La seconda parte, ossia il crollo, giunge preceduta da aspettative ben poco indifferenti che vengono, però, in parte deluse. Non viene meno l'attenzione registica, che continua a risolversi in primi piani frapposti tra riprese che inquadrano tutti i soggetti interessati e i loro valzer all'interno della stanza; primi piani che seguono il ritmo frenetico dei dialoghi e trasmettono una dinamicità fondamentale nel racconto di una sceneggiatura simile, ambientata principalmente in un'unica location. Non vengono meno neanche la direzione strepitosa degli attori e le loro altrettanto strepitose interpretazioni, tra le quali svetta quella di una ineguagliabile Jodie Foster.

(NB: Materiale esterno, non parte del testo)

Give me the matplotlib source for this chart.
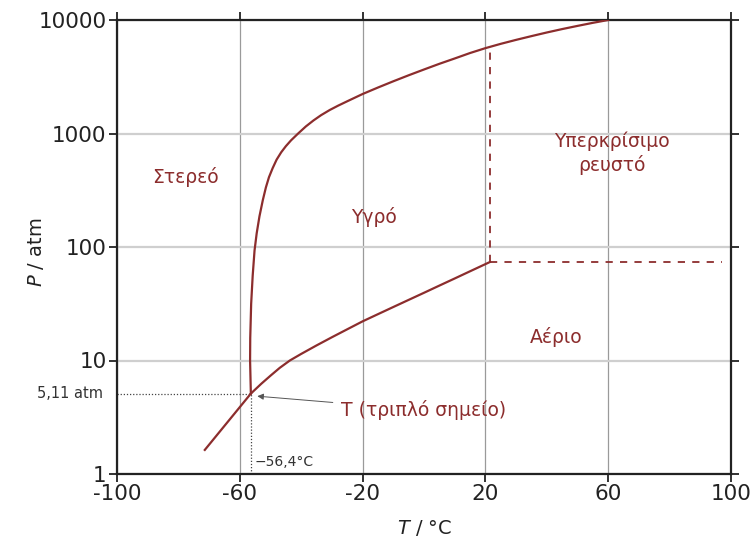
import matplotlib
matplotlib.use("Agg")
import matplotlib.pyplot as plt
from matplotlib.transforms import blended_transform_factory

# ---- data ----
melt_T = [-56.4, -56.65, -56.6, -56.3, -55.8, -55.2, -54.5, -53.6, -52.5, -51.5, -50.5,
          -49.3, -48.0, -46.5, -45.0, -43.3, -41.0, -38.5, -36.0, -33.5, -30.7, -28.0, -25.0,
          -22.5, -20.0, -15.0, -10.0, -5.0, 0.0, 5.0, 10.0, 15.0, 20.0, 25.0, 30.0,
          35.0, 40.0, 45.0, 50.0, 55.0, 60.0]
melt_P = [5.11, 10, 15.8, 31.6, 56, 93, 132, 186, 259, 335, 412,
          495, 589, 684, 773, 871, 1000, 1153, 1303, 1452, 1611, 1758, 1923,
          2070, 2228, 2541, 2884, 3258, 3664, 4111, 4581, 5117, 5649, 6166, 6683,
          7211, 7762, 8318, 8872, 9441, 10000]

vap_T = [-56.4, -53.0, -50.0, -47.0, -43.7, -40.0, -35.0, -30.0, -25.0, -20.0,
         -15.0, -10.0, -5.0, 0.0, 5.0, 10.0, 15.0, 21.5]
vap_P = [5.11, 6.24, 7.35, 8.61, 10.0, 11.43, 13.58, 16.03, 18.84, 22.13,
         25.6, 29.6, 34.2, 39.5, 45.7, 52.8, 61.1, 73.8]

sub_T = [-71.4, -56.4]
sub_P = [1.63, 5.11]

triple_T, triple_P = -56.4, 5.11
crit_T, crit_P = 21.5, 73.8
crit_top_P = 5800
dash_end_T = 97

xticks = [-100, -60, -20, 20, 60, 100]
yticks = [1, 10, 100, 1000, 10000]
ytick_labels = ["1", "10", "100", "1000", "10000"]

regions = [("Στερεό", -77.6, 414), ("Υγρό", -16.4, 184),
           ("Υπερκρίσιμο\nρευστό", 61.3, 673), ("Αέριο", 43.1, 16.1)]

red = "#8c2d2d"
dark = "#222222"

fig = plt.figure(figsize=(7.54, 5.46), dpi=100)
ax = fig.add_axes([117/754, 1-474/546, (731-117)/754, (474-20)/546])
ax.set_yscale("log")
ax.set_xlim(-100, 100)
ax.set_ylim(1, 10000)

ax.set_xticks(xticks)
ax.set_xticklabels([str(t) for t in xticks])
ax.set_yticks(yticks)
ax.set_yticklabels(ytick_labels)
ax.minorticks_off()
ax.tick_params(axis="both", which="major", direction="out", length=6, width=1.3,
               color=dark, labelsize=15.5, labelcolor=dark, pad=1.5,
               top=True, right=True, labeltop=False, labelright=False)

for t in xticks:
    ax.axvline(t, color="#9a9a9a", lw=0.9, zorder=0)
for p in yticks:
    ax.axhline(p, color="#cfcfcf", lw=1.6, zorder=0)

for s in ax.spines.values():
    s.set_color(dark)
    s.set_linewidth(1.6)

# phase boundaries
ax.plot(melt_T, melt_P, color=red, lw=1.6, zorder=3, solid_joinstyle="round")
ax.plot(vap_T, vap_P, color=red, lw=1.6, zorder=3, solid_joinstyle="round")
ax.plot(sub_T, sub_P, color=red, lw=1.6, zorder=3)

# critical dashed lines
ax.plot([crit_T, crit_T], [crit_P, crit_top_P], color=red, lw=1.3, ls=(0, (4, 4)), zorder=2)
ax.plot([crit_T, dash_end_T], [crit_P, crit_P], color=red, lw=1.3, ls=(0, (4, 4)), zorder=2)

# triple point dotted guides
ax.plot([-100, triple_T], [triple_P, triple_P], color="#444444", lw=0.9, ls=(0, (1, 1.5)), zorder=2)
ax.plot([triple_T, triple_T], [1, triple_P], color="#444444", lw=0.9, ls=(0, (1, 1.5)), zorder=2)

trans = blended_transform_factory(ax.transAxes, ax.transData)
ax.text(-0.022, triple_P, "5,11 atm", transform=trans, ha="right", va="center",
        fontsize=10.5, color="#333333", clip_on=False)
ax.text(-55.2, 1.27, "−56,4°C", ha="left", va="center", fontsize=10, color="#333333")

for label, tx, py in regions:
    ax.text(tx, py, label, ha="center", va="center", fontsize=13.5, color=red,
            linespacing=1.25)

ax.annotate("T (τριπλό σημείο)", xy=(-54.3, 4.85), xytext=(-27.0, 3.66),
            ha="left", va="center", fontsize=13.5, color=red,
            arrowprops=dict(arrowstyle="-|>", color="#555555", lw=0.7,
                            mutation_scale=9, shrinkA=4, shrinkB=0))

ax.set_xlabel("$T$ / °C", fontsize=14, color=dark)
ax.set_ylabel("$P$ / atm", fontsize=14, color=dark)
ax.xaxis.set_label_coords((425-117)/614, (474-518)/454)
ax.yaxis.set_label_coords((46-117)/614, (474-252)/454)

fig.savefig("out.png", dpi=100)
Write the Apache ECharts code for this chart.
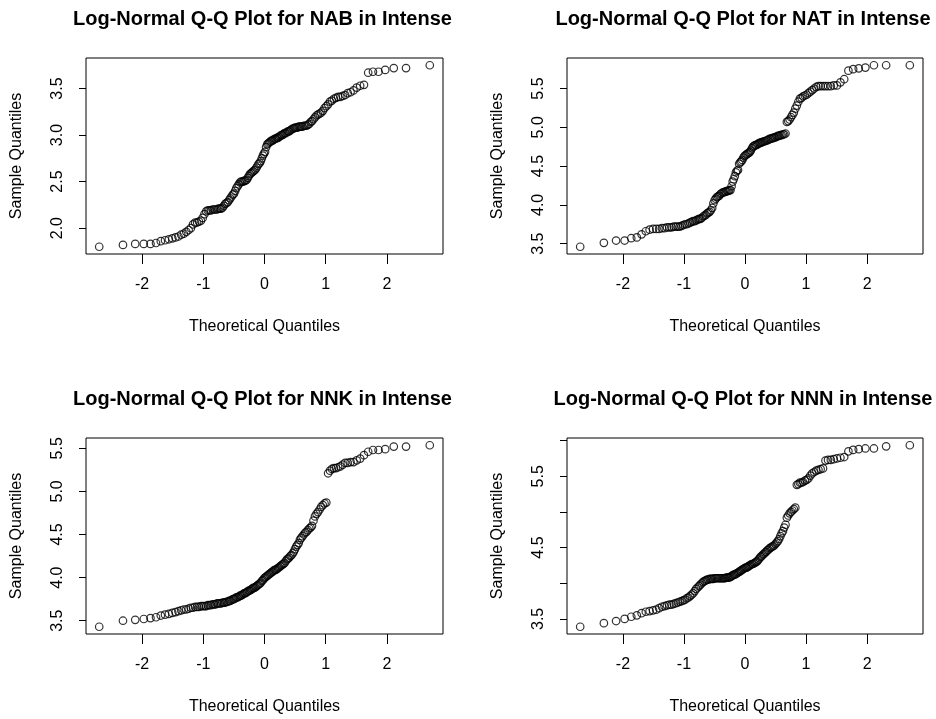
<!DOCTYPE html>
<html>
<head>
<meta charset="utf-8">
<script src="https://cdn.jsdelivr.net/npm/echarts@6/dist/echarts.min.js"></script>
<style>
  html, body { margin: 0; padding: 0; background: #fff; }
  #chart { width: 936px; height: 719px; }
</style>
</head>
<body>
<div id="chart"></div>
<script>
// Standard normal quantiles of the plotting positions (i - 0.5) / 144
const theoreticalQuantiles = [
  -2.700,-2.312,-2.112,-1.972,-1.863,-1.772,-1.694,-1.625,-1.563,-1.506,
  -1.454,-1.406,-1.360,-1.318,-1.278,-1.239,-1.203,-1.168,-1.134,-1.101,
  -1.070,-1.039,-1.010,-0.981,-0.953,-0.926,-0.900,-0.874,-0.849,-0.824,
  -0.800,-0.776,-0.753,-0.731,-0.708,-0.686,-0.664,-0.642,-0.621,-0.600,
  -0.579,-0.559,-0.538,-0.518,-0.498,-0.479,-0.460,-0.440,-0.421,-0.402,
  -0.383,-0.365,-0.346,-0.328,-0.310,-0.291,-0.273,-0.256,-0.238,-0.220,
  -0.202,-0.185,-0.167,-0.149,-0.131,-0.114,-0.096,-0.078,-0.061,-0.044,
  -0.026,-0.009,
  0.009,0.026,0.044,0.061,0.078,0.096,0.114,0.131,0.149,0.167,
  0.185,0.202,0.220,0.238,0.256,0.273,0.291,0.310,0.328,0.346,
  0.365,0.383,0.402,0.421,0.440,0.460,0.479,0.498,0.518,0.538,
  0.559,0.579,0.600,0.621,0.642,0.664,0.686,0.708,0.731,0.753,
  0.776,0.800,0.824,0.849,0.874,0.900,0.926,0.953,0.981,1.010,
  1.039,1.070,1.101,1.134,1.168,1.203,1.239,1.278,1.318,1.360,
  1.406,1.454,1.506,1.563,1.625,1.694,1.772,1.863,1.972,2.112,
  2.312,2.700
];

// Sorted log values (sample quantiles) for each group
const nabValues = [
  1.80,1.82,1.83,1.83,1.83,1.84,1.86,1.87,1.88,1.89,
  1.90,1.91,1.93,1.94,1.96,1.98,2.00,2.04,2.06,2.06,
  2.07,2.08,2.11,2.15,2.18,2.19,2.19,2.19,2.20,2.20,
  2.20,2.20,2.21,2.21,2.21,2.22,2.24,2.26,2.27,2.28,
  2.30,2.32,2.34,2.36,2.37,2.40,2.43,2.45,2.47,2.49,
  2.50,2.50,2.50,2.51,2.51,2.52,2.54,2.56,2.58,2.59,
  2.60,2.61,2.62,2.63,2.65,2.67,2.69,2.70,2.72,2.75,
  2.78,2.80,2.82,2.87,2.90,2.91,2.92,2.93,2.94,2.94,
  2.95,2.96,2.96,2.97,2.97,2.98,2.99,3.00,3.00,3.01,
  3.02,3.02,3.03,3.04,3.04,3.05,3.06,3.07,3.07,3.08,
  3.08,3.08,3.09,3.09,3.09,3.09,3.10,3.10,3.10,3.11,
  3.12,3.14,3.15,3.17,3.19,3.21,3.22,3.23,3.24,3.26,
  3.29,3.31,3.33,3.36,3.37,3.39,3.40,3.41,3.41,3.42,
  3.43,3.45,3.46,3.48,3.51,3.53,3.54,3.67,3.68,3.68,
  3.70,3.72,3.72,3.75
];

const natValues = [
  3.46,3.51,3.54,3.54,3.57,3.58,3.62,3.66,3.68,3.69,
  3.69,3.69,3.70,3.70,3.71,3.71,3.71,3.72,3.72,3.72,
  3.72,3.73,3.74,3.75,3.75,3.76,3.77,3.78,3.79,3.79,
  3.80,3.81,3.82,3.82,3.83,3.85,3.86,3.87,3.89,3.90,
  3.91,3.93,3.96,4.02,4.06,4.08,4.10,4.11,4.12,4.14,
  4.15,4.16,4.16,4.17,4.17,4.18,4.18,4.19,4.19,4.24,
  4.30,4.33,4.37,4.42,4.44,4.45,4.53,4.55,4.56,4.58,
  4.61,4.63,4.64,4.65,4.66,4.67,4.68,4.70,4.73,4.75,
  4.76,4.77,4.77,4.78,4.79,4.80,4.80,4.81,4.81,4.82,
  4.82,4.83,4.83,4.84,4.85,4.85,4.86,4.86,4.87,4.87,
  4.88,4.89,4.89,4.90,4.90,4.91,4.91,4.92,5.07,5.08,
  5.10,5.13,5.16,5.19,5.24,5.28,5.33,5.37,5.38,5.40,
  5.41,5.42,5.44,5.46,5.48,5.50,5.52,5.53,5.53,5.53,
  5.53,5.53,5.53,5.54,5.54,5.58,5.62,5.73,5.75,5.76,
  5.77,5.80,5.80,5.80
];

const nnkValues = [
  3.43,3.50,3.51,3.52,3.53,3.54,3.56,3.57,3.58,3.59,
  3.60,3.61,3.62,3.63,3.63,3.64,3.65,3.65,3.66,3.66,
  3.66,3.67,3.67,3.67,3.67,3.68,3.68,3.68,3.69,3.69,
  3.69,3.70,3.70,3.70,3.70,3.71,3.71,3.71,3.72,3.72,
  3.73,3.73,3.74,3.75,3.75,3.76,3.77,3.77,3.78,3.79,
  3.79,3.80,3.81,3.82,3.82,3.83,3.84,3.85,3.85,3.86,
  3.87,3.88,3.88,3.89,3.90,3.91,3.92,3.93,3.94,3.96,
  3.97,3.99,4.00,4.01,4.02,4.03,4.04,4.05,4.06,4.07,
  4.08,4.09,4.09,4.10,4.11,4.12,4.13,4.14,4.15,4.16,
  4.17,4.19,4.21,4.22,4.23,4.25,4.26,4.28,4.30,4.33,
  4.36,4.38,4.40,4.44,4.46,4.48,4.50,4.52,4.53,4.55,
  4.57,4.58,4.60,4.66,4.71,4.74,4.76,4.79,4.82,4.84,
  4.86,4.87,5.21,5.24,5.26,5.27,5.27,5.28,5.29,5.31,
  5.33,5.33,5.34,5.34,5.36,5.38,5.42,5.46,5.48,5.48,
  5.49,5.52,5.52,5.535
];

const nnnValues = [
  3.39,3.44,3.47,3.50,3.53,3.55,3.58,3.60,3.61,3.62,
  3.63,3.65,3.67,3.68,3.69,3.70,3.70,3.71,3.72,3.73,
  3.74,3.75,3.76,3.77,3.79,3.80,3.82,3.84,3.86,3.89,
  3.92,3.94,3.96,3.98,4.00,4.02,4.03,4.04,4.05,4.05,
  4.06,4.06,4.06,4.06,4.07,4.07,4.07,4.07,4.07,4.07,
  4.07,4.07,4.07,4.07,4.08,4.08,4.08,4.08,4.09,4.10,
  4.11,4.12,4.12,4.13,4.14,4.15,4.16,4.17,4.18,4.19,
  4.20,4.21,4.22,4.22,4.23,4.24,4.25,4.26,4.27,4.27,
  4.28,4.29,4.30,4.31,4.33,4.35,4.37,4.38,4.40,4.41,
  4.43,4.44,4.46,4.47,4.49,4.50,4.51,4.52,4.53,4.55,
  4.57,4.59,4.62,4.66,4.70,4.73,4.78,4.82,4.92,4.95,
  4.98,5.00,5.02,5.04,5.06,5.38,5.39,5.41,5.41,5.42,
  5.44,5.45,5.47,5.51,5.54,5.56,5.58,5.59,5.60,5.61,
  5.72,5.73,5.73,5.74,5.75,5.76,5.77,5.85,5.87,5.88,
  5.89,5.89,5.92,5.935
];

const groupNames = ['NAB', 'NAT', 'NNK', 'NNN'];
const groupValues = [nabValues, natValues, nnkValues, nnnValues];

const xTickValues = [-2, -1, 0, 1, 2];
const yTickValues = [
  [2.0, 2.5, 3.0, 3.5],
  [3.5, 4.0, 4.5, 5.0, 5.5],
  [3.5, 4.0, 4.5, 5.0, 5.5],
  [3.5, 4.0, 4.5, 5.0, 5.5, 6.0]
];
const yLabelValues = [
  [2.0, 2.5, 3.0, 3.5],
  [3.5, 4.0, 4.5, 5.0, 5.5],
  [3.5, 4.0, 4.5, 5.0, 5.5],
  [3.5, 4.5, 5.5]
];

const xAxisTitle = 'Theoretical Quantiles';
const yAxisTitle = 'Sample Quantiles';

// Panel layout (plot regions in pixels)
const panels = [
  { left: 86,  top: 58,  width: 357, height: 196, titleY: 19 },
  { left: 567, top: 58,  width: 356, height: 196, titleY: 19 },
  { left: 86,  top: 438, width: 357, height: 196, titleY: 399 },
  { left: 567, top: 438, width: 356, height: 196, titleY: 399 }
];

const FONT = '"Liberation Sans", Arial, Helvetica, sans-serif';

// Axis limits padded by 4% of the data range on each side
function paddedRange(arr) {
  const lo = Math.min.apply(null, arr);
  const hi = Math.max.apply(null, arr);
  const pad = (hi - lo) * 0.04;
  return [lo - pad, hi + pad];
}

const xRange = paddedRange(theoreticalQuantiles);

const chart = echarts.init(document.getElementById('chart'), null, { renderer: 'canvas' });

const option = {
  animation: false,
  backgroundColor: '#fff',
  grid: panels.map(p => ({
    left: p.left, top: p.top, width: p.width, height: p.height,
    show: true, borderColor: '#000', borderWidth: 1, backgroundColor: 'transparent',
    containLabel: false
  })),
  xAxis: panels.map((p, k) => ({
    type: 'value', gridIndex: k, position: 'bottom',
    min: xRange[0], max: xRange[1],
    axisLine: { show: false, onZero: false },
    splitLine: { show: false },
    axisTick: { show: true, length: 10, lineStyle: { color: '#000', width: 1 }, customValues: xTickValues },
    axisLabel: {
      show: true, margin: 23, fontSize: 16, color: '#000', fontFamily: FONT,
      customValues: xTickValues,
      formatter: v => String(Math.round(v))
    },
    name: xAxisTitle, nameLocation: 'middle', nameGap: 65,
    nameTextStyle: { fontSize: 16, color: '#000', fontFamily: FONT }
  })),
  yAxis: panels.map((p, k) => {
    const r = paddedRange(groupValues[k]);
    return {
      type: 'value', gridIndex: k, position: 'left',
      min: r[0], max: r[1],
      axisLine: { show: false, onZero: false },
      splitLine: { show: false },
      axisTick: { show: true, length: 7, lineStyle: { color: '#000', width: 1 }, customValues: yTickValues[k] },
      axisLabel: {
        show: true, rotate: 90, margin: 20, fontSize: 16, color: '#000', fontFamily: FONT,
        customValues: yLabelValues[k],
        formatter: v => v.toFixed(1)
      },
      name: yAxisTitle, nameLocation: 'middle', nameGap: 61,
      nameTextStyle: { fontSize: 16, color: '#000', fontFamily: FONT }
    };
  }),
  graphic: panels.map((p, k) => ({
    type: 'text',
    x: p.left + p.width / 2 - 2,
    y: p.titleY,
    silent: true,
    style: {
      text: 'Log-Normal Q-Q Plot for ' + groupNames[k] + ' in Intense',
      fontSize: 20, fontWeight: 'bold', fontFamily: FONT,
      fill: '#000', align: 'center', verticalAlign: 'middle'
    }
  })),
  series: groupValues.map((vals, k) => ({
    type: 'scatter', xAxisIndex: k, yAxisIndex: k,
    symbol: 'circle', symbolSize: 7.5,
    itemStyle: { color: 'rgba(0,0,0,0)', borderColor: '#000', borderWidth: 1.2 },
    emphasis: { disabled: true },
    silent: true,
    data: theoreticalQuantiles.map((q, i) => [q, vals[i]])
  }))
};

chart.setOption(option);
</script>
</body>
</html>
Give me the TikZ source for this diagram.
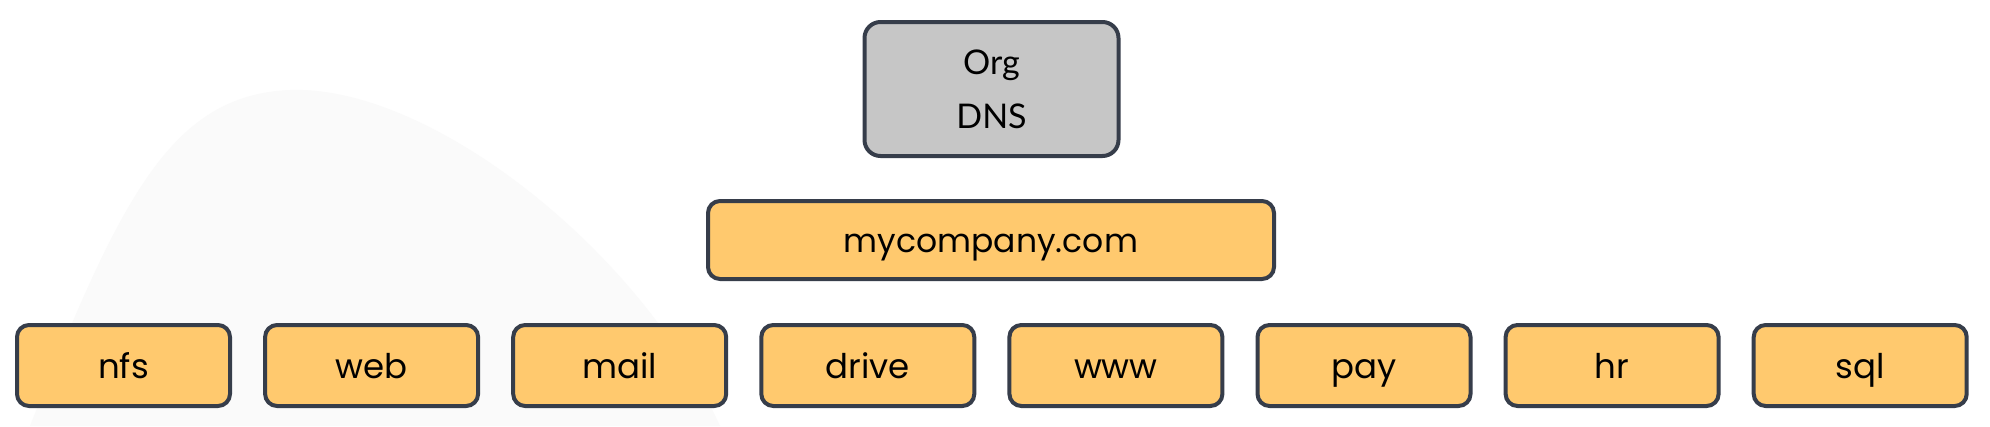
\documentclass[tikz,border=0pt]{standalone}
\usepackage{fontspec}
\newfontfamily\leaffont{Poppins}
\newfontfamily\orgfont{Lato}
\definecolor{boxline}{HTML}{363D4A}
\definecolor{orangefill}{HTML}{FFC96E}
\definecolor{grayfill}{HTML}{C6C6C6}
\definecolor{hill}{HTML}{FAFAFA}
\tikzset{
  box/.style={draw=boxline, line width=4pt, rounded corners=12pt, inner sep=0pt, align=center},
  orgbox/.style={box, fill=grayfill, minimum width=254pt, minimum height=134pt, rounded corners=16pt,
    font=\orgfont\fontsize{34}{54}\selectfont},
  midbox/.style={box, fill=orangefill, minimum width=566pt, minimum height=78pt,
    text height=32pt, text depth=8pt,
    font=\leaffont\fontsize{33}{40}\selectfont},
  leafbox/.style={box, fill=orangefill, minimum width=213pt, minimum height=81pt,
    text height=33pt, text depth=8pt,
    font=\leaffont\fontsize{34}{40}\selectfont},
}
\begin{document}
\begin{tikzpicture}[x=1pt, y=-1pt]
\useasboundingbox (0,0) rectangle (1990,426);
\fill[white] (0,0) rectangle (1990,426);
% faint background hill
\fill[hill] (30,426) .. controls (120,200) and (170,95) .. (290,90)
  .. controls (430,85) and (640,250) .. (720,426) -- cycle;
\node[orgbox] (org) at (991.5,89) {Org\\DNS};
\node[midbox] (myco) at (991,240) {mycompany.com};
\foreach \name [count=\i from 0] in {nfs,web,mail,drive,www,pay,hr,sql} {
  \node[leafbox] (\name) at ({123.5+248.1*\i},365.5) {\name};
}
\end{tikzpicture}
\end{document}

Restano i dialoghi. Il livello degli stessi in questa seconda parte non è così notevole, di certo non quanto sarebbe dovuto esserlo. La preannunciata esplosione si risolve più che altro in un litigio non troppo interessante, durante il quale emergono idiosincrasie e insoddisfazioni intuite, ognuna di esse, già precedentemente. Gli scambi che le mettono a nudo non sono così scorretti, né taglienti, né particolarmente ricercati. L'unica cosa davvero scorretta è Nancy che distrugge i tulipani. Anche i cambi di prospettiva con conseguenti cambi nelle “alleanze” appaiono più una tappa obbligata perché decisa in fase di sceneggiatura che un'evoluzione naturale delle isterie dei protagonisti.
Venendo così meno l'incisività dei dialoghi, colonna portante della pellicola, la stessa comincia parola dopo parola a trascinarsi e ad apparire forzata, nonostante la breve durata. Un'impostazione sì teatrale trasmette già di per sé un senso di artificiosità che va necessariamente mascherato con un'assoluta naturalezza. Quest'ultima, invece, inizia inesorabilmente a perdere pezzi mostrando quella struttura studiata nel minimo dettaglio che un film, soprattutto un film del genere, non dovrebbe mai mostrare.
Ciononostante è fuor di dubbio che “Carnage” meriti assolutamente una visione. Se è vero, infatti, che l'ultimo prodotto di Polanski si sarebbe potuto risolvere in una commedia da ricordare e che verrà dimenticata, invece, in pochi mesi, è vero anche che vedere commedie di tale livello, pur tutto considerato, di questi tempi è cosa rara.